Checking for NA Values

Another common task is to identify rows with NA values. Sometimes its appropriate to keep them in place, or re-encode them even, but first let’s inspect them to make sure we won’t miss anything important and assess how many we have. We’ll use the base function complete.cases, passing in the dataset using the . (dot) notation from the %>% (pipe) to dplyr::filter down to only rows with NA values, and look at the number of rows with such NA values, and inspect some examples.

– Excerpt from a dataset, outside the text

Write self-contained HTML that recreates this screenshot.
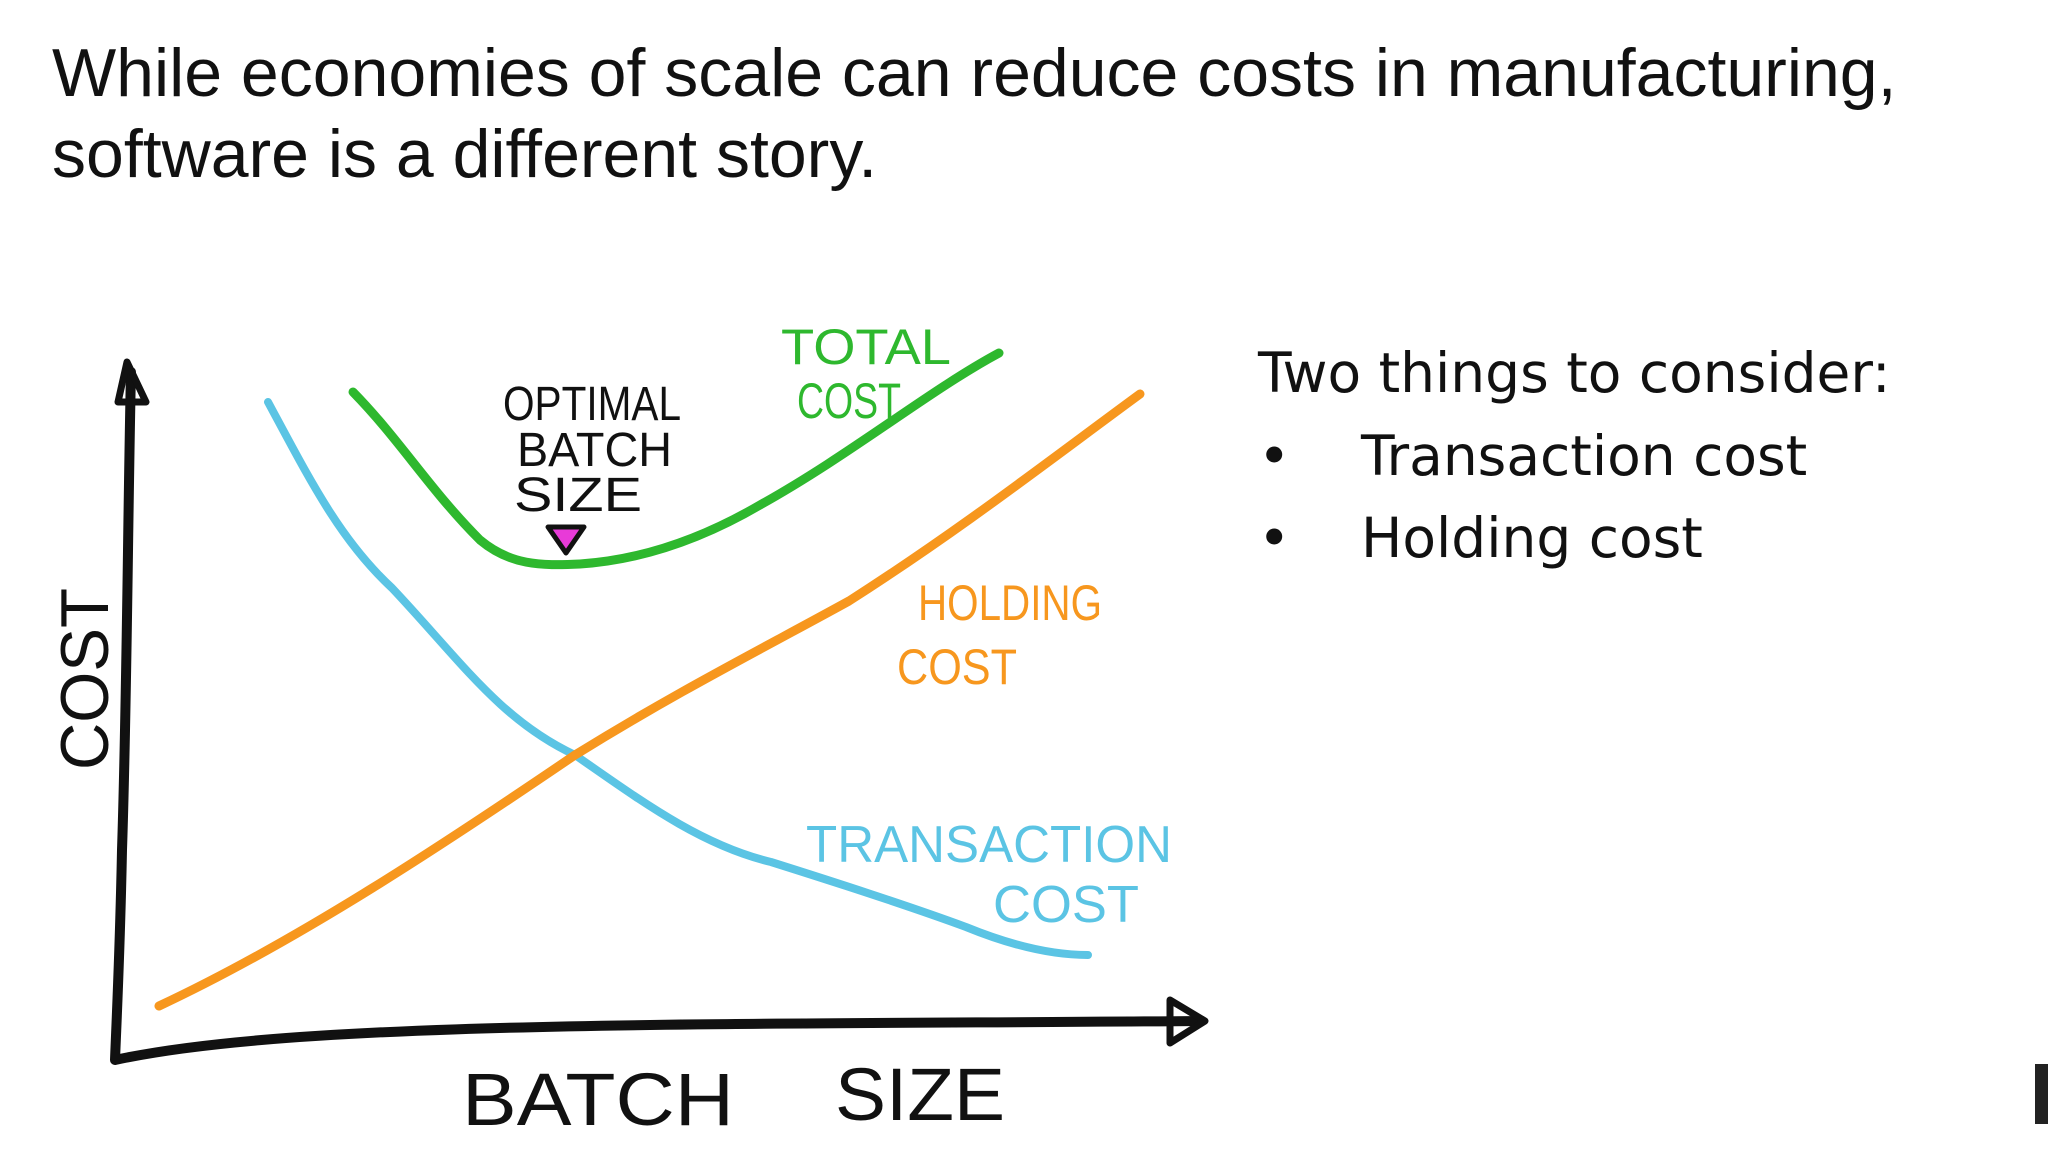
<!DOCTYPE html>
<html><head><meta charset="utf-8"><style>
html,body{margin:0;padding:0;background:#fff;}
svg{display:block}
</style></head><body>
<svg width="2048" height="1152" viewBox="0 0 2048 1152" xmlns="http://www.w3.org/2000/svg">
<rect width="2048" height="1152" fill="#fff"/>
<g font-family="Liberation Sans, sans-serif" font-size="68" fill="#111">
<text x="52" y="96">While economies of scale can reduce costs in manufacturing,</text>
<text x="52" y="177">software is a different story.</text>
</g>
<g font-family="DejaVu Sans, Liberation Sans, sans-serif" font-size="55" fill="#111">
<text x="1258" y="392">Two things to consider:</text>
<text x="1258" y="475">•</text><text x="1361" y="475">Transaction cost</text>
<text x="1258" y="557">•</text><text x="1361" y="557">Holding cost</text>
</g>
<g fill="none" stroke-linecap="round" stroke-linejoin="round">
<path d="M268,402 C310,480 340,540 392,588 C460,660 500,720 575,755 C640,800 700,845 771,862 C860,890 920,910 966,927 C1010,945 1050,955 1088,955" stroke="#5bc4e4" stroke-width="8"/>
<path d="M159,1006 C300,940 450,840 575,755 C680,690 760,650 849,601 C960,530 1050,460 1140,394" stroke="#f7971e" stroke-width="9"/>
<path d="M353,392 C400,440 430,490 480,540 C510,565 540,566 580,564 C640,560 700,540 760,505 C850,455 930,390 999,353" stroke="#2eb82e" stroke-width="9"/>
<path d="M131,372 C128,500 127,700 122,850 C120,950 117,1010 115,1060 C300,1020 700,1025 1202,1021" stroke="#111" stroke-width="10"/>
<path d="M118,402 L127,362 L146,402 Z" stroke="#111" stroke-width="7"/>
<path d="M1170,1000 L1205,1021 L1170,1043 Z" stroke="#111" stroke-width="7"/>
</g>
<path d="M548,527 L584,527 L566,553 Z" fill="#e83ad8" stroke="#111" stroke-width="5" stroke-linejoin="round"/>
<g font-family="Liberation Sans Narrow, Liberation Sans, sans-serif">
<g font-size="48" fill="#111">
<text x="503" y="420" textLength="178" lengthAdjust="spacingAndGlyphs">OPTIMAL</text>
<text x="517" y="466" textLength="155" lengthAdjust="spacingAndGlyphs">BATCH</text>
<text x="514" y="511" textLength="128" lengthAdjust="spacingAndGlyphs">SIZE</text>
</g>
<g font-size="50" fill="#2eb82e">
<text x="781" y="364" textLength="170" lengthAdjust="spacingAndGlyphs">TOTAL</text>
<text x="797" y="418" textLength="104" lengthAdjust="spacingAndGlyphs">COST</text>
</g>
<g font-size="50" fill="#f7971e">
<text x="918" y="620" textLength="184" lengthAdjust="spacingAndGlyphs">HOLDING</text>
<text x="897" y="684" textLength="120" lengthAdjust="spacingAndGlyphs">COST</text>
</g>
<g font-size="52" fill="#5bc4e4">
<text x="806" y="862" textLength="366" lengthAdjust="spacingAndGlyphs">TRANSACTION</text>
<text x="993" y="922" textLength="146" lengthAdjust="spacingAndGlyphs">COST</text>
</g>
<text x="0" y="0" font-size="68" fill="#111" transform="translate(108,770) rotate(-90)" textLength="182" lengthAdjust="spacingAndGlyphs">COST</text>
<g font-size="74" fill="#111">
<text x="462" y="1125" textLength="272" lengthAdjust="spacingAndGlyphs">BATCH</text>
<text x="835" y="1120" textLength="170" lengthAdjust="spacingAndGlyphs">SIZE</text>
</g>
</g>
<rect x="2035" y="1064" width="13" height="60" fill="#222"/>
</svg>
</body></html>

## Identify QB's with incomplete records
incomplete <- raw %>%
    filter(!complete.cases(.)) 

nrow(incomplete) ## number of rows with >0 NA vals
## [1] 17
glimpse(incomplete, width = 43)
## Observations: 17
## Variables: 13
## $ qb         <chr> "Michael PittmanM. ...
## $ att        <int> 18, 9, 2, 3, 19, 5,...
## $ cmp        <int> 58, 43, 1, -6, 45, ...
## $ yds        <dbl> 3.22, 4.78, 0.50, -...
## $ ypa        <dbl> 9, 18, 1, 0, 8, 7, ...
## $ td         <int> 2, 0, 1, 0, 0, 0, 0...
## $ int        <int> NA, NA, NA, NA, NA,...
## $ lg         <chr> NA, NA, NA, NA, NA,...
## $ sack       <dbl> NA, NA, NA, NA, NA,...
## $ loss       <dbl> NA, NA, NA, NA, NA,...
## $ rate       <dbl> NA, NA, NA, NA, NA,...
## $ GamePoints <int> 34, 34, 34, 34, 27,...
## $ year       <int> 2009, 2009, 2009, 2...

So it looks like we have 17 rows with NA values, occuring in columns like interceptions, sacks, longest pass (lg) across Michael Pittman and others.

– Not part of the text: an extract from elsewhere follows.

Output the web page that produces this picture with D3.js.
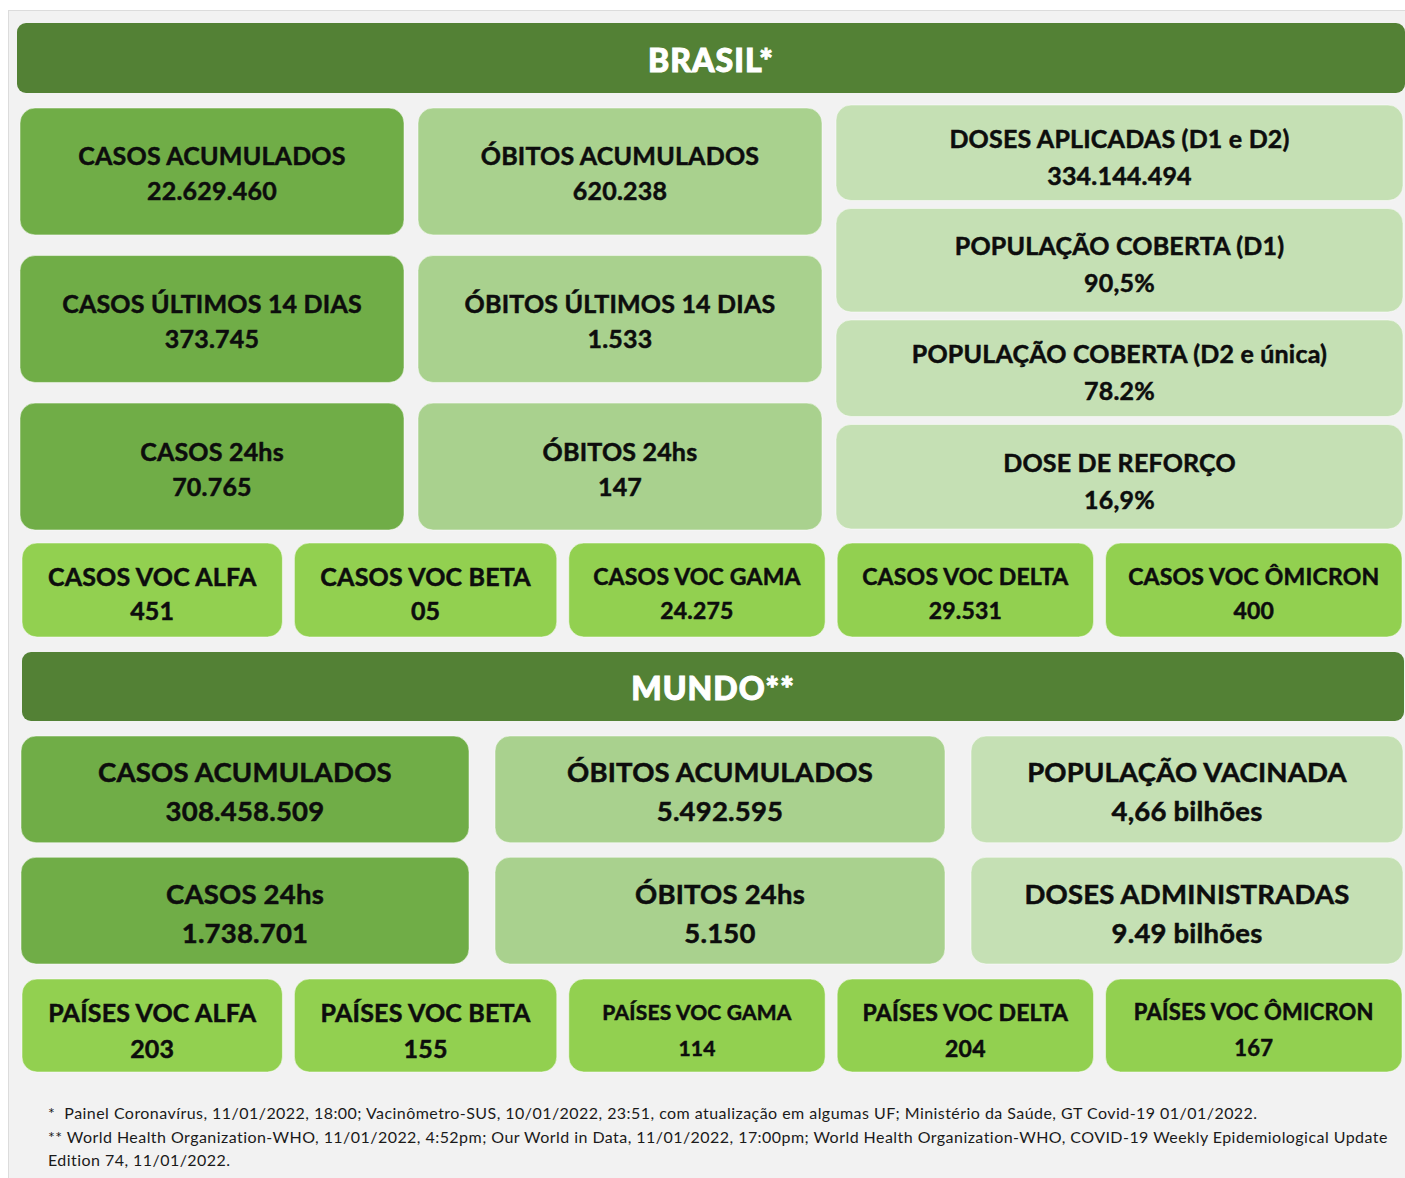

Here is where some sleuthing comes in: is there something in common between where all these NA values occur?

incomplete$year %>% table
## .
## 2009 
##   17
incomplete$att 
##  [1] 18  9  2  3 19  5  4 16  8  7  2  1 12  2  3  3  3

Looking at the years in which we have the NA values, we see that it only seems to be 2009 that is affected. Then, if we look at attempts, we see that most of these are very low attempt years by these QB’s - most likely backups or wildcat plays (where say, a wide receiver throws the ball in a trick play).

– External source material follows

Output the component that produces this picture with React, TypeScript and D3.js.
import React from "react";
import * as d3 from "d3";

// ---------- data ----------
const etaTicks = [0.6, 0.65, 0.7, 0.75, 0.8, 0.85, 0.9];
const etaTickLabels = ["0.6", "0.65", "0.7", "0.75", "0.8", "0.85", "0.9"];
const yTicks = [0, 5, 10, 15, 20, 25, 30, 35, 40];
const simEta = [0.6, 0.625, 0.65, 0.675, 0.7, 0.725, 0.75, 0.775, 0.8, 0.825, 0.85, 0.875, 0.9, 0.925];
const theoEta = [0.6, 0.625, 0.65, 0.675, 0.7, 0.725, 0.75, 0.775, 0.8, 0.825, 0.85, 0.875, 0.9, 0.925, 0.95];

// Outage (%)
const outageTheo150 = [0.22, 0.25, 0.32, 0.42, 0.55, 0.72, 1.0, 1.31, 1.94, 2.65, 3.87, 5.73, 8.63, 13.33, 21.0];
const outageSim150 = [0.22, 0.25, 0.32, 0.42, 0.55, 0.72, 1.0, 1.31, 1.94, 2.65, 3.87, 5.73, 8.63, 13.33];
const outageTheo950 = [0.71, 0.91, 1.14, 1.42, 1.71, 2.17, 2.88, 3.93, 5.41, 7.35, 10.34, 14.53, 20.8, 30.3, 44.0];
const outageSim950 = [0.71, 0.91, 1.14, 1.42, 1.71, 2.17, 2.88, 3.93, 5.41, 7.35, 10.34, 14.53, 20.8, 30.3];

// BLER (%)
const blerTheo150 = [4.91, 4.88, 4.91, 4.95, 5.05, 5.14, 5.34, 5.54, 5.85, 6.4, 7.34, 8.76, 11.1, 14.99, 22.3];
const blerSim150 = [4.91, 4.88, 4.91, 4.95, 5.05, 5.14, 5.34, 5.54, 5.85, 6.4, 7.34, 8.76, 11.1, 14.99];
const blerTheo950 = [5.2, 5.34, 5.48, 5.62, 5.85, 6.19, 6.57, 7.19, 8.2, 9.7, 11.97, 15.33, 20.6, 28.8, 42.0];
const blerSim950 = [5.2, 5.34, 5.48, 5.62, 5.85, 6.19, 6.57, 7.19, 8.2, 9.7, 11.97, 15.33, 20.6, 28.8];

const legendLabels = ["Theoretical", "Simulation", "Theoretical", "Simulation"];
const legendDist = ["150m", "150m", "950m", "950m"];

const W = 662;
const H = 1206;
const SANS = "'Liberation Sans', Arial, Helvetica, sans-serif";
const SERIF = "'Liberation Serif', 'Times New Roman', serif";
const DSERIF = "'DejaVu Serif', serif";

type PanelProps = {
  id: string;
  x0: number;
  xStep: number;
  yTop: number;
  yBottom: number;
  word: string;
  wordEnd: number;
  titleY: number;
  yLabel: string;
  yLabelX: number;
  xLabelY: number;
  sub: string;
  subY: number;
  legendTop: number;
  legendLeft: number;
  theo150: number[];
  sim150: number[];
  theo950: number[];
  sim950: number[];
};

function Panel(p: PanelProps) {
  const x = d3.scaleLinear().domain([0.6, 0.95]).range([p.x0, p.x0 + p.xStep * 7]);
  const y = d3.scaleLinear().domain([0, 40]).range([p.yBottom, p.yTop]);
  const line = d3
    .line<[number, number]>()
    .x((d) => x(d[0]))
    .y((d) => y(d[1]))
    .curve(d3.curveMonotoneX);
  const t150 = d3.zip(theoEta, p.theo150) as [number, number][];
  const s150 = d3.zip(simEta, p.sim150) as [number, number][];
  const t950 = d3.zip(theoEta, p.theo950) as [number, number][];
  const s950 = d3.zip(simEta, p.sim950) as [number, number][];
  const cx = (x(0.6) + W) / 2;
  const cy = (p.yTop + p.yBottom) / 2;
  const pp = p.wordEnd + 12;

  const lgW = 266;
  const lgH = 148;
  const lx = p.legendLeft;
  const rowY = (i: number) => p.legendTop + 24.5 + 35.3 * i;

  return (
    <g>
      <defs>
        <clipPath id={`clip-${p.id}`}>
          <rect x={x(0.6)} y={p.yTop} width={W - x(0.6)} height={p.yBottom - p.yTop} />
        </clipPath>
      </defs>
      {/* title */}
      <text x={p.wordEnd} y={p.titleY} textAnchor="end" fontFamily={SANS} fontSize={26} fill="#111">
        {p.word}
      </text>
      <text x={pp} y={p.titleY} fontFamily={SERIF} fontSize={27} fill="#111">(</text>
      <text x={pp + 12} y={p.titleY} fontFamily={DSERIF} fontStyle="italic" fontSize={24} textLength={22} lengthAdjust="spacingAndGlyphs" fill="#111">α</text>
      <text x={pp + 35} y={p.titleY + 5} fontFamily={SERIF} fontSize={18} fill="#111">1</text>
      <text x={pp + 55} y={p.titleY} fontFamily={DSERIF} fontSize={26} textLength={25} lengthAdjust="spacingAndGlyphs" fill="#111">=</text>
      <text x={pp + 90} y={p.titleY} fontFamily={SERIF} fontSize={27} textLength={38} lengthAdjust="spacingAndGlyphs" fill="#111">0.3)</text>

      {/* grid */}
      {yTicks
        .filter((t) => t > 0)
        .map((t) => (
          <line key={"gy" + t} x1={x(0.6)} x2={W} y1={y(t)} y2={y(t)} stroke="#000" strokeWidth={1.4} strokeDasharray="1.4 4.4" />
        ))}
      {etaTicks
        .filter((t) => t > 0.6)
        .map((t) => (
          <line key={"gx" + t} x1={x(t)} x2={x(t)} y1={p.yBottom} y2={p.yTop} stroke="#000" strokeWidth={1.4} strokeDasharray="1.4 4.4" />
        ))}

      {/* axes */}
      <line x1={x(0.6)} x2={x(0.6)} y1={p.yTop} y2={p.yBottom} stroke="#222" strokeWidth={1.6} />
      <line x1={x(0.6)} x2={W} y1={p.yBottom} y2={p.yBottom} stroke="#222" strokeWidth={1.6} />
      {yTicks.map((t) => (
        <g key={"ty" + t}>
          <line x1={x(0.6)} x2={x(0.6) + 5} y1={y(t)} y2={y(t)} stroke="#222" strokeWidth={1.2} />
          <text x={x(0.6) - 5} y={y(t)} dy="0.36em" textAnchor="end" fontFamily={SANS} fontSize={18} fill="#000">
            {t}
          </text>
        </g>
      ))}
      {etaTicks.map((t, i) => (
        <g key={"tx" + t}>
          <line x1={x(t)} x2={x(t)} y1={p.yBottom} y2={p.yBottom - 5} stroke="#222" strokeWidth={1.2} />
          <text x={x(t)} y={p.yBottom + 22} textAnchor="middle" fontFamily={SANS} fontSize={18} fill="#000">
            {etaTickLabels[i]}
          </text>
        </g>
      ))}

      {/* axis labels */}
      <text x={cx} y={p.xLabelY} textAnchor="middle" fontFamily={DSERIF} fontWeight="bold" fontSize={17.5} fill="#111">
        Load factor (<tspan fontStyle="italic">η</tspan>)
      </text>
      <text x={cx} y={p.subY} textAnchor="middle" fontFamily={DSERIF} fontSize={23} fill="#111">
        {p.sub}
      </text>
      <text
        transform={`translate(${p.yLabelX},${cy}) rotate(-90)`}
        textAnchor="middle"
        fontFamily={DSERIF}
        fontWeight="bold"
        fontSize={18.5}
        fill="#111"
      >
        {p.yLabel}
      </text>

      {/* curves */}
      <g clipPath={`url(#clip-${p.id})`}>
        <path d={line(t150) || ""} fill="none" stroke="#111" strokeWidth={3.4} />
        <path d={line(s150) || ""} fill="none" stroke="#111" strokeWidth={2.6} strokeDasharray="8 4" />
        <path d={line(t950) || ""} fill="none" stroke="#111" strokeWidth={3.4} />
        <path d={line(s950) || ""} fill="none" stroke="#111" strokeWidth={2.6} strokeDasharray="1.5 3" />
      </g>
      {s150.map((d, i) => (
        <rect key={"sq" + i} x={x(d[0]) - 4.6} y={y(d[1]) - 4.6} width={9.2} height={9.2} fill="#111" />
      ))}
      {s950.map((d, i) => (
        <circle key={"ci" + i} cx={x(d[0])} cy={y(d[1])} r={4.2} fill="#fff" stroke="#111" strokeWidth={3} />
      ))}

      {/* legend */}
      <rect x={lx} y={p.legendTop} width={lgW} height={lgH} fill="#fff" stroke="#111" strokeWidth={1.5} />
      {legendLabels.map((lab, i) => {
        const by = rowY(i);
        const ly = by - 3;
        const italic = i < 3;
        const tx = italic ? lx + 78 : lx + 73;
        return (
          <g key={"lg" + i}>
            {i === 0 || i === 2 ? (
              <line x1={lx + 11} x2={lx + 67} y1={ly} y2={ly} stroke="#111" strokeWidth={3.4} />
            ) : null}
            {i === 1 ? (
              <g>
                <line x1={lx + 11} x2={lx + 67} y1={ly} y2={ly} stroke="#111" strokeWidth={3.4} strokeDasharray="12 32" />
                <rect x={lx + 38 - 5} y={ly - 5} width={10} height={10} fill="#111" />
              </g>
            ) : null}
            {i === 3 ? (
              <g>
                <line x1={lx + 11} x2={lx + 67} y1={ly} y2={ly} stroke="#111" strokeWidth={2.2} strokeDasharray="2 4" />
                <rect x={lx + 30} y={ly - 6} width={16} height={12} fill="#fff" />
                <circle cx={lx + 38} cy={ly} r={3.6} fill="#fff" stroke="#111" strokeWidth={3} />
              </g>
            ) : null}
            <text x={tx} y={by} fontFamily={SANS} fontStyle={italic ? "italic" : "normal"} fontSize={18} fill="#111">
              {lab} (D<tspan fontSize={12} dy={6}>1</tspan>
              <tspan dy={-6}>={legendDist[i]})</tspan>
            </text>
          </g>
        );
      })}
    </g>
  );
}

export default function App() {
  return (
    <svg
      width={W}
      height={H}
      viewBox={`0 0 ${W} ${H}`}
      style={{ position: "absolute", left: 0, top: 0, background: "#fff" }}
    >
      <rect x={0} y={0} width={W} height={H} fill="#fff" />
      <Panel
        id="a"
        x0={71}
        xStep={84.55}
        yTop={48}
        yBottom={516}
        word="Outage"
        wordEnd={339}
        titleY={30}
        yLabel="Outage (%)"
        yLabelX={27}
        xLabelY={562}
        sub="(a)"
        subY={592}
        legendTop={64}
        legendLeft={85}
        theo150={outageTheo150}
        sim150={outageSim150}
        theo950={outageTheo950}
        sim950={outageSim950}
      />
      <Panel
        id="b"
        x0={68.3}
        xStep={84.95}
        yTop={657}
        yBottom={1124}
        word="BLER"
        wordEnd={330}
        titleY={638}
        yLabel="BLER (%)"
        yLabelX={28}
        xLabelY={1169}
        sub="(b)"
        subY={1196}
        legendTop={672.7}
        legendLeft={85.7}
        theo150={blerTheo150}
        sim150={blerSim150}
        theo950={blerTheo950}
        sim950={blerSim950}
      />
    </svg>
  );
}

So we can either ignore the NA values, and hope no errors are introduced downstream, or simply remove them. For now, we’ll go with keeping them for completeness, but probably won’t lose sleep if we remove them later on.

Odell’s Short QB Career

For any NFL savvy readers, you might notice that Odell Beckham Jr is not a QB, but rather a wide receiver! That’s probably because he was part of a trick play where he threw the ball. We’ll have to keep this in mind as we go downstream, that there are pretender “QBs” in our dataset, and also backups who get almost no play time, that we may want to remove from consideration downstream.

Wrap-up

These are just some of the things I do to first clean the dataset, but we haven’t yet explored the data thoroughly! We’ll get to that in a subsequent post, after we tidy it for ease of use with the tidyverse.